Marketlerin haksız kazanç yolunu kullanarak fahiş fiyatlar uyguladığını bir kez daha vurgulayan Uçan, “Yerel ve merkezi iktidar, fırsatçılık yapmaya çalışanları ve doları bahane ederek haksız kazanç sağlayanları tüketiciyi koruyan uygulamalar ile engellemeli. Sivrisinekleri avlamamalıyız, bataklığı tamamen kurutmalıyız. Tüketici ve marketçiyi karşı karşıya getirmemeliyiz” dedi. Ticaret Bakanlığının H.F.A. uygulamasından bahseden ve uygulamaya karşı vatandaşı bilgilendiren Uçan, “Bakanlık tarafından, ‘Doları bahane ederek marketler halen pahalı ürün satıyorsa bizlere şikayet edin’ denmişti ve H.F.A. adıyla bir uygulama sunuldu. Mobil üzerinden Haksız Fiyat Artışı sisteme konuldu. Böylece siz marketlerdeki herhangi bir haksız kazancı çekip koyduğunuzda Ticaret Bakanlığından yetkililer gelip inceleme yapıyor. Mali yönden bir denetime tabi ediliyor” cümlelerini kullandı.

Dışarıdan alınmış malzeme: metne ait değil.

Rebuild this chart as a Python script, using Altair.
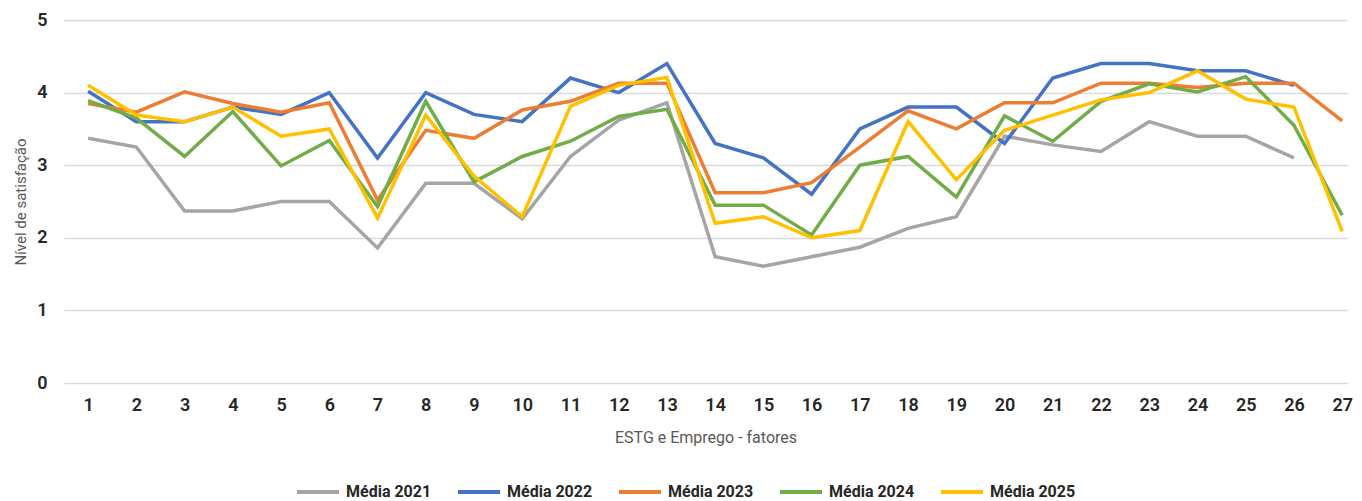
import altair as alt
import pandas as pd

fatores = list(range(1, 28))
series_names = ["Média 2021", "Média 2022", "Média 2023", "Média 2024", "Média 2025"]
m2021 = [3.37, 3.25, 2.37, 2.37, 2.5, 2.5, 1.86, 2.75, 2.75, 2.26, 3.12, 3.62, 3.86, 1.74, 1.61, 1.74, 1.87, 2.13, 2.29, 3.40, 3.28, 3.19, 3.60, 3.40, 3.40, 3.10, None]
m2022 = [4.02, 3.6, 3.6, 3.8, 3.7, 4.0, 3.1, 4.0, 3.7, 3.6, 4.2, 4.0, 4.4, 3.3, 3.1, 2.6, 3.5, 3.8, 3.8, 3.3, 4.2, 4.4, 4.4, 4.3, 4.3, 4.1, None]
m2023 = [3.85, 3.73, 4.01, 3.85, 3.73, 3.86, 2.52, 3.48, 3.37, 3.76, 3.88, 4.13, 4.13, 2.62, 2.62, 2.76, 3.25, 3.75, 3.5, 3.86, 3.86, 4.13, 4.13, 4.07, 4.13, 4.13, 3.61]
m2024 = [3.89, 3.65, 3.12, 3.74, 2.99, 3.34, 2.43, 3.88, 2.77, 3.12, 3.33, 3.67, 3.77, 2.45, 2.45, 2.04, 3.0, 3.12, 2.56, 3.68, 3.33, 3.88, 4.12, 4.01, 4.22, 3.55, 2.31]
m2025 = [4.1, 3.69, 3.6, 3.8, 3.4, 3.5, 2.27, 3.69, 2.85, 2.29, 3.81, 4.1, 4.21, 2.2, 2.29, 2.0, 2.1, 3.6, 2.8, 3.48, 3.69, 3.9, 4.0, 4.3, 3.91, 3.8, 2.09]
colors = ["#a5a5a5", "#4472c4", "#ed7d31", "#70ad47", "#ffc000"]

rows = []
for name, vals in zip(series_names, [m2021, m2022, m2023, m2024, m2025]):
    for f, v in zip(fatores, vals):
        if v is not None:
            rows.append({"fator": f, "valor": v, "serie": name})
df = pd.DataFrame(rows)

FONT = "Roboto"

chart = alt.Chart(df).mark_line(strokeWidth=3.5).encode(
    x=alt.X("fator:Q",
            scale=alt.Scale(domain=[0.5, 27.1], nice=False, zero=False),
            axis=alt.Axis(values=fatores, format="d", grid=False, domain=False, ticks=False,
                          labelFontSize=18, labelFontWeight=600, labelColor="#262626",
                          labelPadding=13, labelFont=FONT,
                          title="ESTG e Emprego - fatores", titleFontSize=16,
                          titleFontWeight="normal", titleColor="#595959", titleFont=FONT,
                          titlePadding=15)),
    y=alt.Y("valor:Q",
            scale=alt.Scale(domain=[0, 5], nice=False),
            axis=alt.Axis(values=[0, 1, 2, 3, 4, 5], grid=True, gridColor="#d9d9d9",
                          gridWidth=1.5, domain=False, ticks=False,
                          labelFontSize=18, labelFontWeight=600, labelColor="#262626",
                          labelPadding=17, labelFont=FONT,
                          title="Nível de satisfação", titleFontSize=15,
                          titleFontWeight="normal", titleColor="#595959", titleFont=FONT,
                          titlePadding=8)),
    color=alt.Color("serie:N",
                    scale=alt.Scale(domain=series_names, range=colors),
                    legend=alt.Legend(title=None, orient="none", legendX=231, legendY=449,
                                      direction="horizontal", symbolType="stroke",
                                      symbolSize=1764, symbolStrokeWidth=4,
                                      labelFontSize=16, labelFontWeight="bold",
                                      labelColor="#262626", labelFont=FONT,
                                      columnPadding=18, labelOffset=5)),
    detail="serie:N",
).properties(
    width=1283,
    height=363,
    padding={"left": 5, "top": 3, "right": 1, "bottom": 0},
).configure_view(stroke=None)

chart.save("out.html", embed_options={"renderer": "svg", "actions": False})
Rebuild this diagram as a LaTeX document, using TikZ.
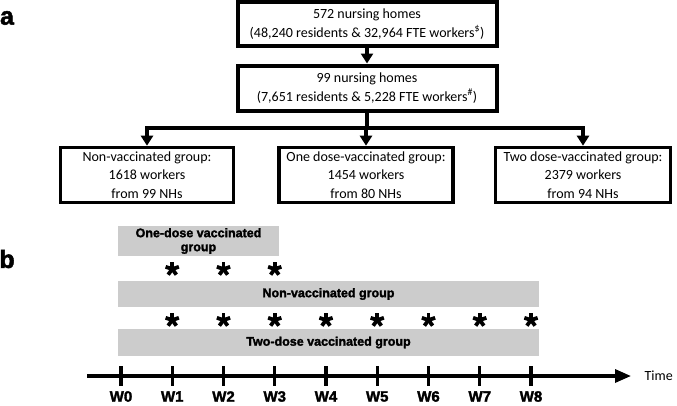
\documentclass[tikz,border=0pt]{standalone}
\usepackage{fontspec}
\setmainfont{Carlito}
\newfontfamily\arialfont{Liberation Sans}[BoldFeatures={FakeBold=2}]
\usetikzlibrary{arrows.meta}
\tikzset{
  flowbox/.style={draw, line width=4pt, align=center, inner sep=0pt, font=\fontsize{14}{18.5}\selectfont},
  flowarrow/.style={line width=3.2pt, -{Triangle[width=12pt,length=10pt]}},
  greybar/.style={fill=black!20, inner sep=0pt, align=center, font=\arialfont\bfseries\fontsize{12.5}{14}\selectfont},
  panel/.style={font=\arialfont\bfseries\fontsize{25}{25}\selectfont},
  wklabel/.style={font=\arialfont\bfseries\fontsize{15}{15}\selectfont},
  wkstar/.pic={\foreach \a in {90,18,162,234,306} \draw[line width=3.8pt] (0,0) -- (\a:7pt);}
}
\begin{document}
\begin{tikzpicture}[x=1pt,y=-1pt]
\useasboundingbox (0,0) rectangle (677,405);
\node[panel] (lbla) at (7,18) {a};
\node[panel] (lblb) at (7,259) {b};

\node[flowbox, minimum width=259pt, minimum height=44pt] (allnh) at (367,24)
  {572 nursing homes\\(48,240 residents \& 32,964 FTE workers\textsuperscript{\$})};
\node[flowbox, minimum width=259pt, minimum height=45pt] (selnh) at (367,88)
  {99 nursing homes\\(7,651 residents \& 5,228 FTE workers\textsuperscript{\#})};
\node[flowbox, line width=3.6pt, minimum width=173pt, minimum height=55pt] (nonvac) at (147,175)
  {Non-vaccinated group:\\1618 workers\\from 99 NHs};
\node[flowbox, line width=3.6pt, minimum width=174pt, minimum height=55pt] (onedose) at (366,175)
  {One dose-vaccinated group:\\1454 workers\\from 80 NHs};
\node[flowbox, line width=3.6pt, minimum width=175pt, minimum height=55pt] (twodose) at (583,175)
  {Two dose-vaccinated group:\\2379 workers\\from 94 NHs};
\coordinate (split) at (367,128);
\draw[flowarrow] (allnh.south) -- (selnh.north);
\draw[line width=3.2pt] (selnh.south) -- (split);
\foreach \g in {nonvac,onedose,twodose}
  \draw[flowarrow] (split) -| (\g.north);

\node[greybar, minimum width=161pt, minimum height=30pt] (onebar) at (198.5,241) {One-dose vaccinated\\group};
\node[greybar, minimum width=421pt, minimum height=26pt] (nonbar) at (328.5,294) {Non-vaccinated group};
\node[greybar, minimum width=421pt, minimum height=27pt] (twobar) at (328.5,342.5) {Two-dose vaccinated group};
\foreach \i in {1,2,3}
  \pic at (121+51.25*\i,269) {wkstar};
\foreach \i in {1,...,8}
  \pic at (121+51.25*\i,320) {wkstar};

\coordinate (axstart) at (87,376);
\coordinate (axend) at (631,376);
\draw[line width=3.2pt, -{Triangle[width=13pt,length=16pt]}] (axstart) -- (axend);
\node[anchor=west, font=\fontsize{14}{14}\selectfont] (timelbl) at (641,376) {Time};
\foreach \i in {0,...,8} {
  \draw[line width=3.2pt] (121+51.25*\i,366) -- (121+51.25*\i,386);
  \node[wklabel] (wk\i) at (121+51.25*\i,396.5) {W\i};
}
\end{tikzpicture}
\end{document}
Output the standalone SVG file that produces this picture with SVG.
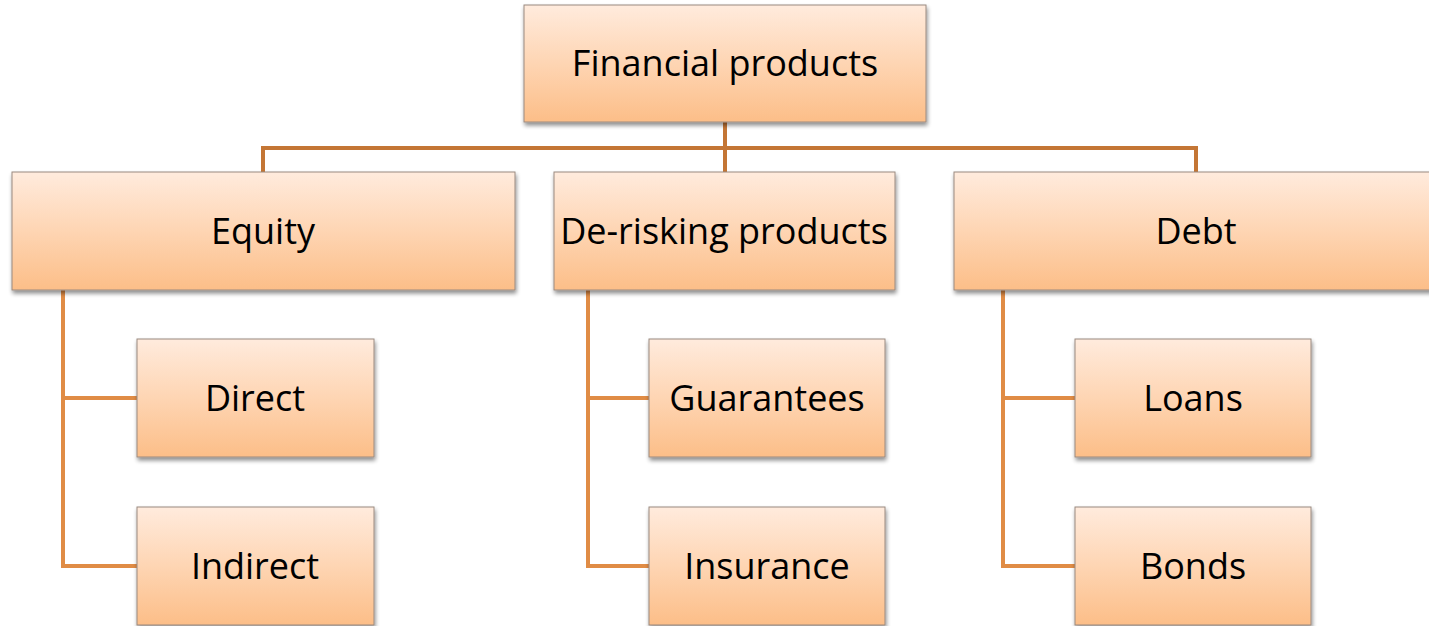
<svg xmlns="http://www.w3.org/2000/svg" width="1429" height="626" viewBox="0 0 1429 626">
  <style>
    .box { fill: url(#peach); stroke: #9a8a80; stroke-width: 1; filter: url(#shadow); }
    .label { font-family: "Open Sans", "Liberation Sans", sans-serif; font-size: 36px; fill: #000; text-anchor: middle; dominant-baseline: central; }
    .bus { stroke: #c47635; stroke-width: 4; fill: none; }
    .branch { stroke: #e08c45; stroke-width: 4; fill: none; }
  </style>
  <defs>
    <linearGradient id="peach" x1="0" y1="0" x2="0" y2="1">
      <stop offset="0" stop-color="#ffebdd"/>
      <stop offset="0.5" stop-color="#fed5b3"/>
      <stop offset="1" stop-color="#fcbe88"/>
    </linearGradient>
    <filter id="shadow" x="-5%" y="-5%" width="112%" height="120%">
      <feGaussianBlur in="SourceAlpha" stdDeviation="2"/>
      <feOffset dx="1" dy="3" result="b"/>
      <feComponentTransfer><feFuncA type="linear" slope="0.45"/></feComponentTransfer>
      <feMerge><feMergeNode/><feMergeNode in="SourceGraphic"/></feMerge>
    </filter>
  </defs>
  <rect width="1429" height="626" fill="#fff"/>

  <g id="connectors">
    <path class="bus" d="M725 122 V172 M263 172 V148 H1196 V172"/>
    <path class="branch" d="M63 290 V566 H137 M63 398 H137"/>
    <path class="branch" d="M588 290 V566 H649 M588 398 H649"/>
    <path class="branch" d="M1003 290 V566 H1075 M1003 398 H1075"/>
  </g>

  <g id="financial-products">
    <rect class="box" x="524" y="5" width="402" height="117"/>
    <text class="label" x="725" y="62">Financial products</text>
  </g>
  <g id="equity">
    <rect class="box" x="12" y="172" width="503" height="118"/>
    <text class="label" x="263" y="230">Equity</text>
  </g>
  <g id="de-risking-products">
    <rect class="box" x="554" y="172" width="341" height="118"/>
    <text class="label" x="724" y="230">De-risking products</text>
  </g>
  <g id="debt">
    <rect class="box" x="954" y="172" width="480" height="118"/>
    <text class="label" x="1196" y="230">Debt</text>
  </g>
  <g id="direct">
    <rect class="box" x="137" y="339" width="237" height="118"/>
    <text class="label" x="255" y="397">Direct</text>
  </g>
  <g id="indirect">
    <rect class="box" x="137" y="507" width="237" height="118"/>
    <text class="label" x="255" y="565">Indirect</text>
  </g>
  <g id="guarantees">
    <rect class="box" x="649" y="339" width="236" height="118"/>
    <text class="label" x="767" y="397">Guarantees</text>
  </g>
  <g id="insurance">
    <rect class="box" x="649" y="507" width="236" height="118"/>
    <text class="label" x="767" y="565">Insurance</text>
  </g>
  <g id="loans">
    <rect class="box" x="1075" y="339" width="236" height="118"/>
    <text class="label" x="1193" y="397">Loans</text>
  </g>
  <g id="bonds">
    <rect class="box" x="1075" y="507" width="236" height="118"/>
    <text class="label" x="1193" y="565">Bonds</text>
  </g>
</svg>
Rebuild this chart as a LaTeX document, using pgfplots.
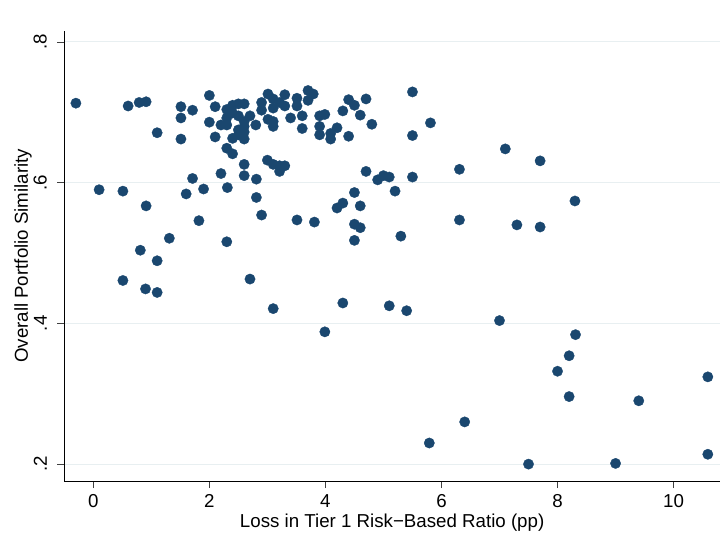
\documentclass[border=0pt]{standalone}
\usepackage{pgfplots}
\pgfplotsset{compat=1.18}
\usepackage{fontspec}
\setmainfont{Liberation Sans}
\definecolor{stnavy}{RGB}{26,71,111}
\definecolor{stgrid}{RGB}{232,239,241}
\begin{document}
\fontsize{18.7bp}{22bp}\selectfont
\begin{tikzpicture}
\useasboundingbox (0,0) rectangle (727bp,552bp);
\begin{axis}[
  at={(64.3bp,71bp)}, anchor=south west,
  scale only axis, width=655.7bp, height=450.3bp,
  xmin=-0.5, xmax=10.8, ymin=0.176, ymax=0.816,
  axis lines*=left,
  axis line style={black, line width=0.8bp},
  tick align=outside, major tick length=7bp,
  tick style={black!75, line width=0.8bp},
  xtick={0,2,4,6,8,10}, xticklabels={0,2,4,6,8,10},
  ytick={0.2,0.4,0.6,0.8}, yticklabels={.2,.4,.6,.8},
  xticklabel style={anchor=north, inner sep=0pt},
  xticklabel shift=6.3bp,
  yticklabel style={rotate=90, anchor=south, inner sep=0pt},
  yticklabel shift=10.3bp,
  ymajorgrids, major grid style={color=stgrid, line width=1bp},
  xlabel={Loss in Tier 1 Risk−Based Ratio (pp)},
  ylabel={Overall Portfolio Similarity},
  xlabel style={at={(axis description cs:0.5,-0.1022)}, anchor=base, inner sep=0pt},
  ylabel style={at={(axis description cs:-0.0554,0.5)}, anchor=base, inner sep=0pt},
]
\addplot[only marks, mark=*, mark size=5.2bp, mark options={fill=stnavy, draw=stnavy, line width=0.3bp}] coordinates {
(-0.30,0.713) (0.60,0.709) (0.79,0.714) (0.91,0.715) (1.10,0.671)
(1.51,0.708) (1.51,0.692) (1.51,0.662) (1.71,0.703) (2.00,0.724)
(2.10,0.708) (2.00,0.686) (2.10,0.665) (2.30,0.649) (2.40,0.641)
(2.60,0.626) (2.60,0.610) (2.20,0.613) (1.71,0.606) (0.10,0.590)
(0.51,0.588) (1.60,0.584) (1.90,0.591) (2.31,0.593) (0.91,0.567)
(2.30,0.704) (2.40,0.710) (2.50,0.712) (2.60,0.712) (2.30,0.692)
(2.40,0.699) (2.50,0.695) (2.70,0.695) (2.20,0.682) (2.30,0.682)
(2.60,0.687) (2.60,0.680) (2.50,0.675) (2.60,0.672) (2.80,0.682)
(2.40,0.663) (2.60,0.662) (2.50,0.668) (3.01,0.726) (2.90,0.714)
(3.10,0.719) (3.21,0.714) (3.30,0.725) (3.30,0.709) (2.90,0.703)
(3.10,0.706) (3.01,0.690) (3.10,0.687) (3.10,0.680) (3.40,0.692)
(3.51,0.720) (3.51,0.709) (3.60,0.695) (3.60,0.677) (3.70,0.731)
(3.79,0.726) (3.70,0.717) (3.90,0.695) (3.99,0.697) (3.90,0.680)
(3.90,0.668) (4.09,0.670) (4.20,0.678) (4.09,0.662) (4.30,0.702)
(4.40,0.718) (4.50,0.710) (4.60,0.696) (4.70,0.719) (4.80,0.683)
(4.40,0.666) (3.00,0.632) (3.10,0.626) (3.21,0.624) (3.30,0.624)
(3.21,0.616) (2.81,0.605) (2.81,0.579) (4.70,0.616) (4.90,0.604)
(5.00,0.610) (5.10,0.608) (5.20,0.588) (4.50,0.586) (4.30,0.571)
(4.20,0.564) (4.60,0.567) (5.50,0.729) (5.81,0.685) (5.50,0.667)
(7.10,0.648) (7.70,0.631) (6.31,0.619) (5.50,0.608) (8.30,0.574)
(7.30,0.540) (7.70,0.537) (6.31,0.547) (5.30,0.524) (5.10,0.425)
(5.40,0.418) (7.00,0.404) (1.82,0.546) (2.90,0.554) (3.51,0.547)
(3.81,0.544) (4.50,0.541) (4.60,0.536) (4.50,0.518) (2.30,0.516)
(2.70,0.463) (3.10,0.421) (4.30,0.429) (3.99,0.388) (1.31,0.521)
(0.81,0.504) (1.10,0.489) (0.51,0.461) (0.90,0.449) (1.10,0.444)
(8.31,0.384) (8.20,0.354) (8.00,0.332) (8.20,0.296) (9.40,0.290)
(10.59,0.324) (10.59,0.214) (9.00,0.201) (7.50,0.200) (6.40,0.260)
(5.79,0.230)
};
\end{axis}
\end{tikzpicture}
\end{document}
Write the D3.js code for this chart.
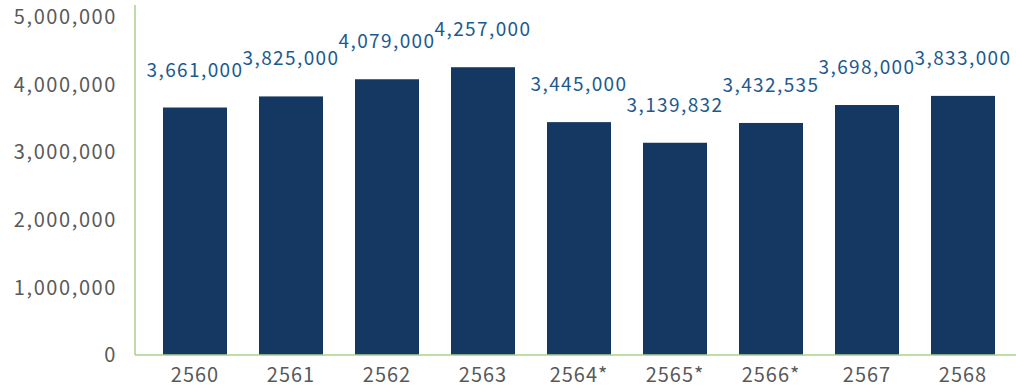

“YAYLA EVLERİ HARAP HALDE”
Çiftçinin çok sıkıntılı bir dönemden geçtiğini aktaran Uçan, son yıllarda tarım arazilerinin boş bırakıldığını kaydetti. Çiftçinin önemli ölçüde mağdur olduğunu belirten Uçan, “Tarım arazilerinde ekili alan yıllar öncesine göre çok azaldı. Kimse tarım yapmıyor artık. Kendi köyüm buna en büyük örnek. Köyümde son yıllarda hiç hayvancılık ve tarım yapılmıyor. Üç yaylamız vardı. Yaylalara çıktım, yayla evleri harap olmuş, geriye kalanlar ise Karadeniz’den gelen insanlara kiraya veriliyor. Köyümüzde artık üretim yapılmıyor. Benim köyüm gibi Anadolu’da boşalan diğer köyleri düşünün. Buğday gelmezdi bizim köylerimize. Ekmeğimize kadar her şeyi biz yapardık” yorumunda bulundu.
“ARADA BAŞKALARI KAZANIYOR”
‘Çözüm nedir?’ sorusunu yönlendirdiğimiz Cevdet Uçan, şöyle yanıt verdi: “Elbette kendi ülkemiz çiftçisini desteklemek. İthal tohum yerine yerli tohum, ithal ilaç ve gübre yerine fiyatları düşürmek suretiyle çiftçimizin yanında olalım. Su girdileri, elektrik girdileri, akaryakıt girdilerinin tamamı çiftçiyi artık üretemez, ürettiğini ürettiği fiyattan satamaz hale soktu. Tarım alanları çoğaltılmalı. Çiftçi ülkemizde kazanırsa tarım alanları da ister istemez aratacaktır. Üretimden tüketiciye ulaşıncaya kadar araya giren spekülatörleri de kattığımız zaman çiftçinin cebine herhangi bir şey girmediğini görüyoruz. Arada başkaları kazanıyor. Çiftçinin belini bazı yollarla kırdığımız zaman ondan üretim de bekleyemeyiz. Bunun karşılığı olarak da ithal ürünler üretiyoruz. Çok yüksek fiyatlara aldığımız ürünler yenmeyecek türden. Hâlbuki bizim çiftçimizin ürettiği tarım ürünleri çok daha kaliteli, çok daha organik. Kısacası tarım uzun süre sübvanse edilmeli. Yerli malı ürün kullanımı teşvik edilmeli.”